12. Approval Procedure.
a. In the event that an Employee of the Company seeks to obtain approval for an expenditure requiring such approval pursuant to the terms hereof, said employee must submit a request for the approval, in writing, to the Company’s chief financial officer, and include in such request, the employee’s explanation as to why the expenditure is necessary (the “Luxury Expenditure Request”).
b. Following the submittal of the Luxury Expenditure Request, the Company’s chief executive officer and chief financial officer shall review the Luxury Expenditure Request and if the Luxury Expenditure Request is deemed to be necessary and in the best interests of the Company, the Luxury Expenditure Request will be approved by way of written certification from the Company’s chief executive officer and chief financial officer (the “Approval Certification”).
c. The Approval Certification shall be filed with the Company’s records.
13. Internal Reporting of Violations.
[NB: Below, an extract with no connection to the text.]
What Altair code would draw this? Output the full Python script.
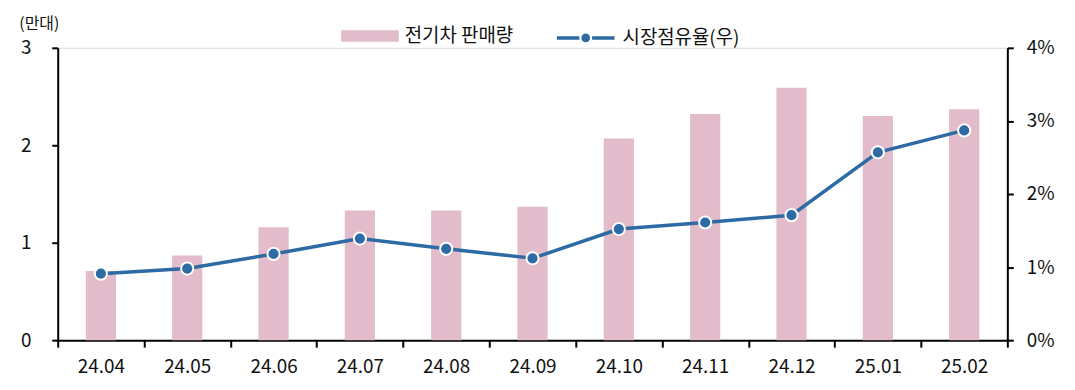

Each employee of the Company shall be obligated to promptly report known violations of this Luxury Expenditure Policy to the Company’s board of directors, Chief Executive Officer and/or the Chief Financial Officer.
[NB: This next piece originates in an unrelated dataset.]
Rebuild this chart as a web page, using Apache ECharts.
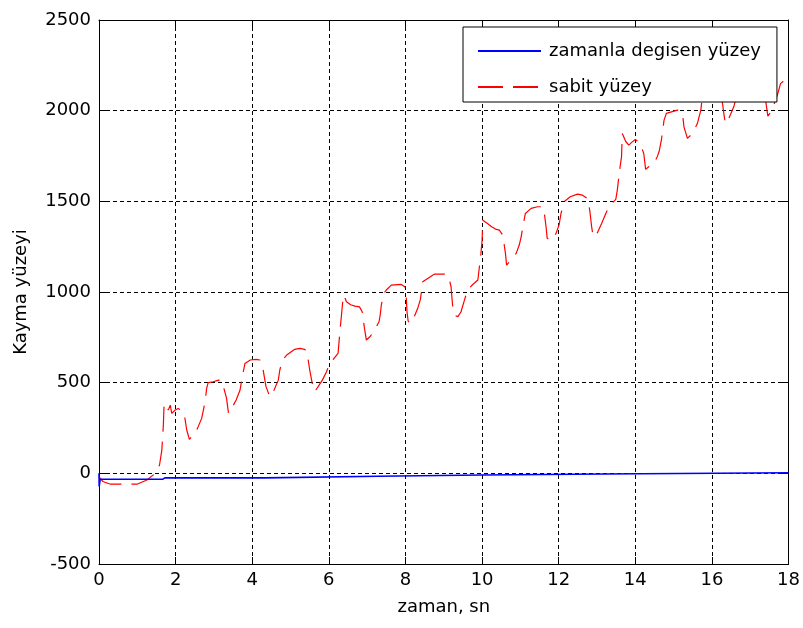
<!DOCTYPE html>
<html>
<head>
<meta charset="utf-8">
<script src="https://cdn.jsdelivr.net/npm/echarts@6/dist/echarts.min.js"></script>
<style>
  html, body { margin: 0; padding: 0; background: #fff; }
  #chart { width: 803px; height: 628px; }
</style>
</head>
<body>
<div id="chart"></div>
<script>
// Series labels
const seriesNames = ['zamanla degisen yüzey', 'sabit yüzey'];

// Axis ranges and ticks
const xTicks = [0, 2, 4, 6, 8, 10, 12, 14, 16, 18];
const yTicks = [-500, 0, 500, 1000, 1500, 2000, 2500];

// Time-varying sliding surface: [time (s), value]
const zamanlaDegisen = [
  [0, 0], [0.005, -72], [0.03, -33], [1.66, -33], [1.72, -25],
  [4.33, -25], [4.38, -16], [7.28, -16], [7.33, -9], [10.0, -9],
  [10.05, -4], [13.2, -4], [13.25, 2], [18, 3]
];

// Fixed sliding surface: [time (s), value]
const sabit = [
  [0, -20], [0.1, -45], [0.3, -60], [0.71, -60], [0.99, -60], [1.25, -37],
  [1.47, 0], [1.58, 46], [1.64, 128], [1.68, 266], [1.70, 386], [1.75, 389],
  [1.81, 349], [1.86, 376], [1.90, 331], [1.99, 349], [2.07, 358], [2.22, 334],
  [2.29, 239], [2.36, 187], [2.42, 202], [2.57, 248], [2.68, 303], [2.77, 395],
  [2.81, 469], [2.85, 500], [2.98, 505], [3.12, 514], [3.20, 510], [3.26, 469],
  [3.33, 413], [3.38, 331], [3.44, 349], [3.58, 404], [3.68, 458], [3.75, 542],
  [3.81, 606], [3.95, 625], [4.10, 628], [4.20, 625], [4.27, 588], [4.33, 514],
  [4.36, 478], [4.46, 422], [4.57, 459], [4.68, 514], [4.72, 570], [4.79, 625],
  [4.90, 652], [5.11, 684], [5.24, 689], [5.37, 684], [5.43, 670], [5.50, 570],
  [5.59, 469], [5.63, 450], [5.72, 478], [5.83, 514], [5.94, 560], [6.00, 597],
  [6.12, 630], [6.24, 661], [6.30, 808], [6.33, 873], [6.37, 965], [6.39, 983],
  [6.46, 946], [6.57, 930], [6.68, 922], [6.80, 918], [6.87, 891], [6.93, 799],
  [6.98, 735], [7.07, 753], [7.17, 781], [7.31, 836], [7.34, 873], [7.37, 928],
  [7.43, 992], [7.50, 1011], [7.63, 1038], [7.89, 1042], [7.98, 1029], [8.02, 974],
  [8.04, 891], [8.07, 840], [8.11, 827], [8.21, 855], [8.32, 910], [8.39, 959],
  [8.45, 1056], [8.58, 1075], [8.76, 1099], [9.02, 1099], [9.12, 1090], [9.19, 1029],
  [9.24, 900], [9.30, 870], [9.37, 864], [9.45, 891], [9.54, 955], [9.62, 1011],
  [9.75, 1040], [9.89, 1066], [9.93, 1139], [9.97, 1213], [10.00, 1286], [10.02, 1396],
  [10.06, 1400], [10.14, 1378], [10.25, 1360], [10.35, 1347], [10.45, 1341], [10.54, 1314],
  [10.61, 1213], [10.64, 1148], [10.75, 1176], [10.89, 1213], [10.97, 1259], [11.02, 1304],
  [11.08, 1378], [11.13, 1433], [11.28, 1461], [11.45, 1470], [11.58, 1470], [11.62, 1442],
  [11.67, 1360], [11.70, 1296], [11.80, 1286], [11.93, 1323], [12.01, 1370], [12.06, 1433],
  [12.14, 1498], [12.30, 1525], [12.49, 1540], [12.62, 1534], [12.75, 1516], [12.81, 1452],
  [12.86, 1360], [12.90, 1304], [13.01, 1327], [13.12, 1378], [13.23, 1433], [13.31, 1470],
  [13.49, 1511], [13.53, 1562], [13.59, 1672], [13.64, 1745], [13.66, 1874], [13.75, 1830],
  [13.83, 1810], [13.92, 1828], [14.00, 1841], [14.09, 1828], [14.16, 1800], [14.22, 1764],
  [14.27, 1676], [14.35, 1691], [14.49, 1709], [14.57, 1745], [14.62, 1773], [14.68, 1837],
  [14.75, 1948], [14.81, 1985], [15.10, 2003], [15.23, 1985], [15.27, 1911], [15.36, 1847],
  [15.49, 1874], [15.62, 1929], [15.71, 2003], [15.75, 2076], [15.90, 2150], [16.05, 2170],
  [16.20, 2120], [16.27, 2049], [16.31, 1985], [16.35, 1929], [16.40, 1935], [16.44, 1957],
  [16.57, 2021], [16.66, 2094], [16.80, 2160], [17.00, 2180], [17.20, 2150], [17.40, 2058],
  [17.46, 1970], [17.50, 1966], [17.57, 2003], [17.72, 2094], [17.79, 2149], [17.92, 2172],
  [18.00, 2186]
];

const FONT = 'DejaVu Sans';
const chart = echarts.init(document.getElementById('chart'), null, { renderer: 'canvas' });

const tickStyle = { inside: true, length: 7, lineStyle: { color: '#000', width: 1 } };
const axisLineStyle = { show: true, onZero: false, lineStyle: { color: '#000', width: 1 } };
const gridLine = { show: true, lineStyle: { color: '#000', width: 1, type: [4, 3] } };
const plainNumber = v => String(v);

chart.setOption({
  animation: false,
  backgroundColor: '#fff',
  textStyle: { fontFamily: FONT },
  grid: { left: 99, right: 13, top: 20, bottom: 64, containLabel: false },
  legend: {
    orient: 'vertical',
    left: 463,
    top: 27,
    padding: [15, 16, 6, 14],
    itemGap: 18,
    itemWidth: 63,
    itemHeight: 14,
    borderColor: '#000',
    borderWidth: 1,
    backgroundColor: '#fff',
    z: 10,
    itemStyle: { opacity: 0 },
    textStyle: { fontFamily: FONT, fontSize: 18, color: '#000', lineHeight: 14, padding: [0, 0, 0, 3] },
    data: seriesNames
  },
  xAxis: [
    {
      type: 'value',
      min: xTicks[0], max: xTicks[xTicks.length - 1], interval: 2,
      name: 'zaman, sn', nameLocation: 'middle', nameGap: 34,
      nameTextStyle: { fontFamily: FONT, fontSize: 18, color: '#000' },
      axisLine: axisLineStyle, axisTick: tickStyle,
      axisLabel: { fontFamily: FONT, fontSize: 18, color: '#000', margin: 7, formatter: plainNumber },
      splitLine: gridLine
    },
    {
      type: 'value', position: 'top',
      min: xTicks[0], max: xTicks[xTicks.length - 1], interval: 2,
      axisLine: axisLineStyle, axisTick: tickStyle,
      axisLabel: { show: false }, splitLine: { show: false }
    }
  ],
  yAxis: [
    {
      type: 'value',
      min: yTicks[0], max: yTicks[yTicks.length - 1], interval: 500,
      name: 'Kayma yüzeyi', nameLocation: 'middle', nameGap: 69,
      nameTextStyle: { fontFamily: FONT, fontSize: 18, color: '#000' },
      axisLine: axisLineStyle, axisTick: tickStyle,
      axisLabel: { fontFamily: FONT, fontSize: 18, color: '#000', margin: 8, formatter: plainNumber },
      splitLine: gridLine
    },
    {
      type: 'value', position: 'right',
      min: yTicks[0], max: yTicks[yTicks.length - 1], interval: 500,
      axisLine: axisLineStyle, axisTick: tickStyle,
      axisLabel: { show: false }, splitLine: { show: false }
    }
  ],
  series: [
    {
      name: seriesNames[0], type: 'line', xAxisIndex: 0, yAxisIndex: 0,
      data: zamanlaDegisen, showSymbol: false, symbol: 'none',
      lineStyle: { color: '#0000ff', width: 1.6 }, itemStyle: { color: '#0000ff' }, z: 3
    },
    {
      name: seriesNames[1], type: 'line', xAxisIndex: 0, yAxisIndex: 0,
      data: sabit, showSymbol: false, symbol: 'none',
      lineStyle: { color: '#ff0000', width: 1.2, type: [25, 10] }, itemStyle: { color: '#ff0000' }, z: 2
    }
  ]
});
</script>
</body>
</html>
14. Accountability. Each employee that violates this Luxury Expenditure Policy shall be individually responsible for said violation.
15. Publication. This Luxury Expenditure Policy shall be posted on the Company’s website during the Policy Period and the Company shall provide the Luxury Expenditure Policy to the U.S. Department of the Treasury and the Company’s primary regulatory agency.
16. Amendment. This Luxury Expenditure Policy may be amended by the Company’s board of directors. However, in the event of an amendment, the Company’s board of directors shall provide the amendment to this Luxury Expenditure Policy to the Treasury and the Company’s primary federal regulatory agency as well as post said amendment on the Company’s website.